An isosceles triangle is a special kind of triangle where two sides are of equal length. These sides are often referred to as the 'legs' of the triangle, while the third side is known as the 'base.' Understanding this property helps us identify and solve many problems in geometry, including calculating areas and angles.
In this particular triangle, both the legs measure 0.986 meters, and the base measures 0.884 meters. Knowing it's isosceles gives us specific shortcuts in calculations and predictions about angles, which can be useful in real-world situations like engineering and architecture.

Heron's formula is a handy tool for finding the area of a triangle when we know the lengths of all three sides.
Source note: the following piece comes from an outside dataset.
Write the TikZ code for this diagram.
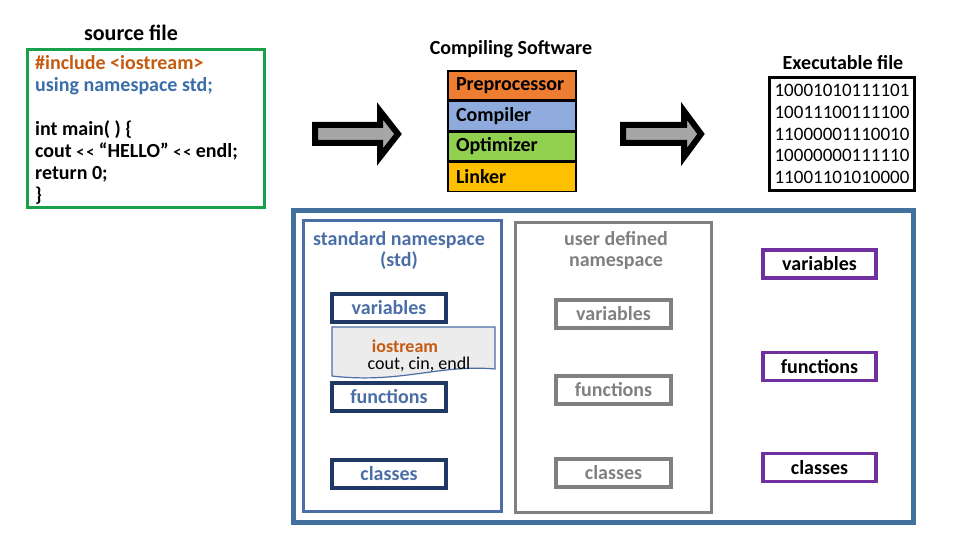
\documentclass[tikz,border=0pt]{standalone}
\usepackage{fontspec}
\setmainfont{Carlito}
\usetikzlibrary{positioning}
\definecolor{srcgreen}{RGB}{24,160,75}
\definecolor{codeorange}{RGB}{197,90,17}
\definecolor{codeblue}{RGB}{58,110,170}
\definecolor{preorange}{RGB}{237,125,49}
\definecolor{compblue}{RGB}{143,170,220}
\definecolor{optgreen}{RGB}{146,208,80}
\definecolor{linkgold}{RGB}{255,192,0}
\definecolor{frameblue}{RGB}{65,113,156}
\definecolor{stdblue}{RGB}{74,110,165}
\definecolor{navy}{RGB}{31,56,100}
\definecolor{udgray}{RGB}{128,128,128}
\definecolor{purp}{RGB}{112,48,160}
\newcommand{\fs}[2]{\fontsize{#1}{#2}\selectfont}
\newcommand{\shl}{{\fs{16}{22}<\kern2pt<}}

\begin{document}
\begin{tikzpicture}[ x=1pt , y=-1pt , font=\bfseries\fs{20}{22} ,
  stage/.style={ draw , line width=1.5pt , minimum width=128 , minimum height=29 , inner xsep=8pt , text width=112pt , align=left },
  stdbox/.style={ draw=navy , line width=4pt , minimum width=114 , minimum height=28 , inner sep=1pt , text=stdblue },
  udbox/.style={ draw=udgray , line width=4pt , minimum width=115 , minimum height=28 , inner sep=1pt , text=udgray },
  ownbox/.style={ draw=purp , line width=3.5pt , minimum width=113 , minimum height=28 , inner sep=1pt },
  bigarrow/.style={ draw=black , line width=6pt , line join=miter , fill={rgb,255:red,166;green,166;blue,166} } ]
\useasboundingbox (0,0) rectangle (960,540);

\node [ font=\bfseries\fs{22}{24} ] (srclbl) at (131,33) {source file};
\node [ draw=srcgreen , line width=3pt , minimum width=237 , minimum height=158 ] (src) at (146,128.5) {};
\node [ anchor=north west , align=left , inner sep=0pt , font=\bfseries\fs{20}{22} ] (code) at (35,55)
  {\textcolor{codeorange}{\#include <iostream>}\\
   \textcolor{codeblue}{using namespace std;}\\[22pt]
   int main( ) \{\\
   cout \shl{} “HELLO” \shl{} endl;\\
   return 0;\\
   \}};

\node (complbl) at (511,49) {Compiling Software};
\node [ stage , fill=preorange ] (pre) at (512,85.5) {Preprocessor};
\node [ stage , fill=compblue ] (comp) [ below = 0pt of pre ] {Compiler};
\node [ stage , fill=optgreen ] (opt) [ below = 0pt of comp ] {Optimizer};
\node [ stage , fill=linkgold ] (link) [ below = 0pt of opt ] {Linker};

\node (exelbl) at (843,63) {Executable file};
\node [ draw , line width=3pt , minimum width=145 , minimum height=113 , inner sep=2pt , align=center , font=\fs{19}{21.8} ] (exe) at (842,134)
  {10001010111101\\10011100111100\\11000001110010\\10000000111110\\11001101010000};

\draw [ bigarrow ] (315,125) -- (380,125) -- (380,111) -- (398,134) -- (380,157) -- (380,143) -- (315,143) -- cycle;
\draw [ bigarrow ] (623,125) -- (684,125) -- (684,111) -- (701,134) -- (684,157) -- (684,143) -- (623,143) -- cycle;

\node [ draw=frameblue , line width=5pt , minimum width=620 , minimum height=312 ] (frame) at (603,366) {};

\node [ draw=stdblue , line width=3pt , minimum width=198 , minimum height=291.5 ] (std) at (402.5,366) {};
\node [ text=stdblue , align=center , font=\bfseries\fs{20}{21} ] (stdlbl) at (399,250.5) {standard namespace\\(std)};
\node [ stdbox ] (stdvar) at (389,308) {variables};
\draw [ draw=stdblue , line width=1.2pt , fill={rgb,255:red,236;green,236;blue,236} ]
  (332,327) -- (495,327) -- (495,369) .. controls (440,364) and (400,384) .. (332,376) -- cycle;
\node [ align=center , inner sep=0pt , font=\fs{18}{17} ] (ios) at (419,355.5)
  {\textcolor{codeorange}{\bfseries iostream}\hspace*{28pt}\\cout, cin, endl};
\node [ stdbox ] (stdfun) at (389,397) {functions};
\node [ stdbox ] (stdcls) at (389,474) {classes};

\node [ draw=udgray , line width=3pt , minimum width=196 , minimum height=290 ] (ud) at (613.5,367.5) {};
\node [ text=udgray , align=center , font=\bfseries\fs{20}{21} ] (udlbl) at (616,251) {user defined\\namespace};
\node [ udbox ] (udvar) at (613.5,314) {variables};
\node [ udbox ] (udfun) at (613.5,390) {functions};
\node [ udbox ] (udcls) at (613.5,473) {classes};

\node [ ownbox ] (ownvar) at (819.5,264) {variables};
\node [ ownbox ] (ownfun) at (819.5,366.5) {functions};
\node [ ownbox ] (owncls) at (819.5,467.5) {classes};
\end{tikzpicture}
\end{document}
It's especially useful when the triangle isn't a right triangle, making other methods less straightforward.
Heron's formula states that the area of a triangle with sides of length a, b, and c can be calculated using the semi-perimeter \(s\):

• First, find the semi-perimeter: \(s = \frac{a+b+c}{2}\)
• Then, use the formula: \(A = \sqrt{s(s-a)(s-b)(s-c)}\)
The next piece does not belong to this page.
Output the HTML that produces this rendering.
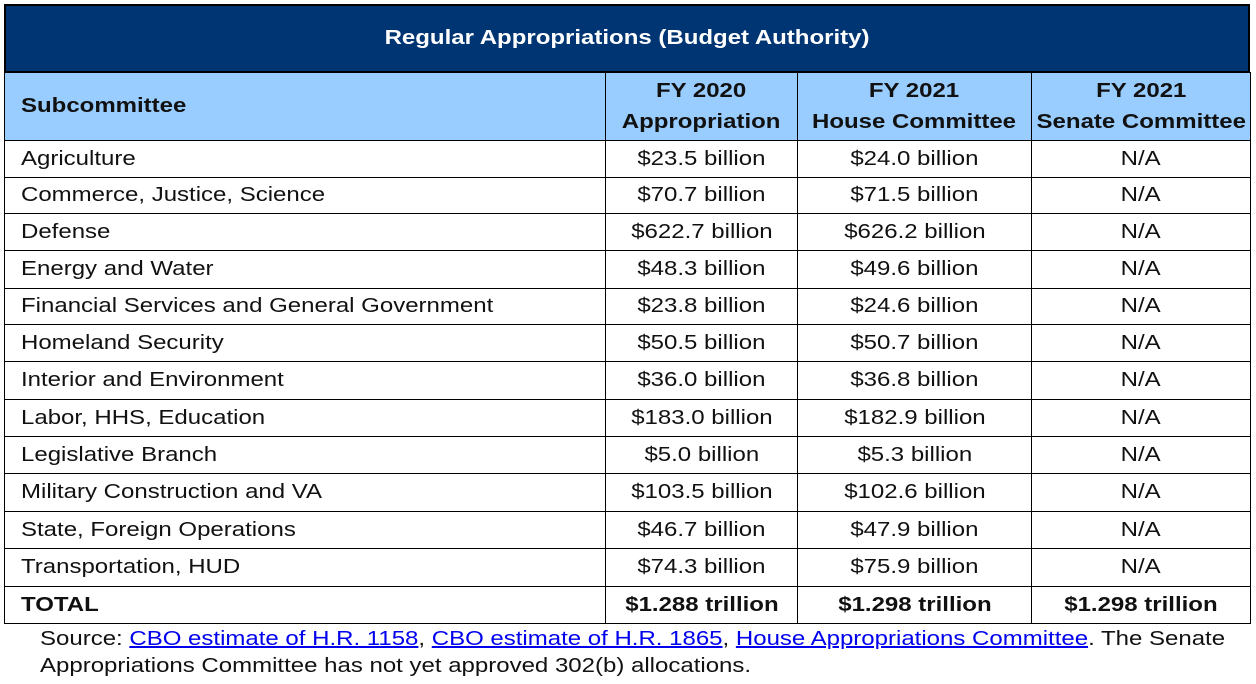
<!DOCTYPE html>
<html><head><style>
body{margin:0;width:1256px;height:684px;background:#fff;font-family:"Liberation Sans",Arial,sans-serif;position:relative;overflow:hidden}
.c{position:absolute;box-sizing:border-box;border:1px solid #000;display:flex;align-items:center;font-size:20px;color:#111}
.l{padding-left:16px}
.m{justify-content:center;text-align:center}
.b{font-weight:bold}
.s{display:inline-block;transform:scaleX(1.2);white-space:nowrap}
.l .s{transform-origin:left center}
.src{position:absolute;left:40px;top:626px;font-size:20px;line-height:27px;color:#111;transform:scaleX(1.2);transform-origin:left top;white-space:nowrap}
a{color:#0000ee;text-decoration:underline}
</style></head><body>
<div class="c m b" style="left:4px;top:4px;width:1246px;height:69px;background:#003573;color:#fff;border-width:2px"><span class="s">Regular Appropriations (Budget Authority)</span></div>
<div id="t"></div>
<div class="src">Source: <a>CBO estimate of H.R. 1158</a>, <a>CBO estimate of H.R. 1865</a>, <a>House Appropriations Committee</a>. The Senate<br>Appropriations Committee has not yet approved 302(b) allocations.</div>
<script>
var cols=[4,605,797,1031,1250];
var ys=[72,140,177,213,250,288,324,361,399,436,473,511,548,586,623];
var rows=[
["Subcommittee","FY 2020<br>Appropriation","FY 2021<br>House Committee","FY 2021<br>Senate Committee"],
["Agriculture","$23.5 billion","$24.0 billion","N/A"],
["Commerce, Justice, Science","$70.7 billion","$71.5 billion","N/A"],
["Defense","$622.7 billion","$626.2 billion","N/A"],
["Energy and Water","$48.3 billion","$49.6 billion","N/A"],
["Financial Services and General Government","$23.8 billion","$24.6 billion","N/A"],
["Homeland Security","$50.5 billion","$50.7 billion","N/A"],
["Interior and Environment","$36.0 billion","$36.8 billion","N/A"],
["Labor, HHS, Education","$183.0 billion","$182.9 billion","N/A"],
["Legislative Branch","$5.0 billion","$5.3 billion","N/A"],
["Military Construction and VA","$103.5 billion","$102.6 billion","N/A"],
["State, Foreign Operations","$46.7 billion","$47.9 billion","N/A"],
["Transportation, HUD","$74.3 billion","$75.9 billion","N/A"],
["TOTAL","$1.288 trillion","$1.298 trillion","$1.298 trillion"]];
var h="";
rows.forEach(function(r,i){
 r.forEach(function(t,j){
  var cls="c "+(j==0?"l":"m")+((i==0||i==13)?" b":"");
  var st="left:"+cols[j]+"px;top:"+ys[i]+"px;width:"+(cols[j+1]-cols[j]+1)+"px;height:"+(ys[i+1]-ys[i]+1)+"px;";
  if(i==0)st+="background:#99ccff;line-height:31px;";
  h+='<div class="'+cls+'" style="'+st+'"><span class="s">'+t+'</span></div>';
 });
});
document.getElementById("t").innerHTML=h;
</script>
</body></html>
This method provides flexibility and simplicity in obtaining the area of complex triangles, making it an essential concept in geometry.

The semi-perimeter of a triangle is half of its perimeter. It's particularly vital when using Heron's formula, as it serves as the foundation for further calculations.
To find it, simply add up all the side lengths of the triangle and divide the result by two. For example, with sides of 0.986 meters, 0.986 meters, and 0.884 meters, the semi-perimeter \(s\) is calculated as follows: \[s = \frac{0.986 + 0.986 + 0.884}{2} = 1.428 \] meters.
This value simplifies the computation of areas and is a stepping stone to employing Heron's formula effectively.

Using Heron's formula, area calculation becomes efficient and straightforward, even for non-right triangles. Once the semi-perimeter is established, the real magic happens as we find the actual area.
Insert the semi-perimeter and each side's length into Heron's formula: \[A = \sqrt{s(s-a)(s-b)(s-c)}\] where \(a = 0.986\), \(b = 0.986\), and \(c = 0.884\).
Calculate: \[A = \sqrt{1.428(1.428 - 0.986)(1.428 - 0.986)(1.428 - 0.884)}\] resulting in: \[A = \sqrt{0.1524} \approx 0.3905 \, \text{square meters}\]
This method shows how all the components—semi-perimeter, specific calculations, and understanding of isosceles properties—come together to easily determine the area.